El principal mérito de La señora Dalloway, más allá del tiempo narrativo, más allá del contexto social que se deriva de este, y de la crítica en ella contenida, es la capacidad de Woolf para construir personajes y permitir que el lector inspeccione sus nimiedades y se regodee en ellas, y se emparente con sus similitudes más allá de la contemporaneidad de la obra y del tamiz involuntario que impone la autora.

La señora Dalloway, publicada el 14 de mayo de 1925, y que muchos han considerado como una respuesta estilística al Ulises, de James Joyce, cuenta la historia de Clarissa Dalloway, una dama de la alta sociedad británica, con motivo de una de sus fiestas para miembros de la alta sociedad. Alrededor de Clarissa emergen personajes como Peter Walsh, viejo pretendiente de esta, y Septimus Warren Smith, un antiguo militar incapaz de superar las secuelas emocionales de la Primera Guerra Mundial, y que flirtea poéticamente con la ideal del suicidio.

El tiempo real de la novela sucede en un solo día; un día jadeante del mes de junio, cargado de matices y de claroscuros, con personajes que nacen y desaparecen a través de algo que la crítica definiócomo flujo de conciencia. Y esta es la principal virtud de la novela: el modo magistral en que Virginia Woolf, empleando la figura del narrador omnisciente, nos acerca y nos aleja de seres con realidades distintas, con discursos (poéticos, desordenados, digresivos) que fluyen como meandros de un río, que se tocan y contagian argumentalmente entre sí.

James Wood, en su magistral ensayo Los mecanismos de la ficción, dijo sobre el estilo indirecto libre: «Gracias a él, vemos cosas a través de los ojos y el lenguaje de los personajes, pero también a través del lenguaje del autor. Habitamos en la omnisciencia y la parcialidad a un tiempo. Se abre un vacío entre el autor y el personaje, y el puente entre ambos (que es el propio del estilo indirecto libre) cierra ese hueco y simultáneamente atrae la atención hacia su distancia».

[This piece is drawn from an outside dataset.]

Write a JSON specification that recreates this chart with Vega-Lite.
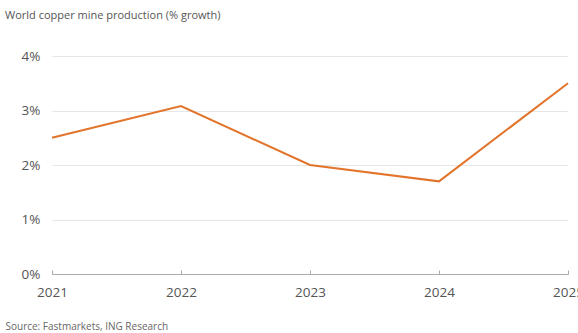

Quizá esa sea la principal virtud de Woolf, y quizá La señora Dollaway, al igual que Las olas, otra de sus obras maestras, conformen un gran ejercicio de estilo, ajeno a cualquier tensión argumental, más allá del lenguaje, más allá de esa especie de fluctuación temporal en la que viven sus personajes y la propia ciudad de Londres, más allá del tiempo narrativo y del análisis que muchos críticos, años después, quisieron ver sobre la bisexualidad, el feminismo y la locura. Poco importa la estructura (lineal, respecto al tiempo real de la historia; desordenada, respecto a la aparición y examen de los personajes, muchos de los cuales, los secundarios, son empleados como meros eslabones narrativos). Y poco importa el tiempo histórico, y la visión ácida que Woolf tenía de la alta sociedad británica, y que disemina sutilmente a lo largo de la obra. El poder de la novela radica en el lenguaje, y en la complejidad psicológica de los personajes, y en el modo en que estos se mezclan y empoderan entre sí. Lejos de experimentos, lejos de considerar la novela solo como un ejercicio metaliterario, Woolf fue capaz de crear un espacio de vanguardia con elementos tan simples y poderosos como la voz, la poesía y la nostalgia.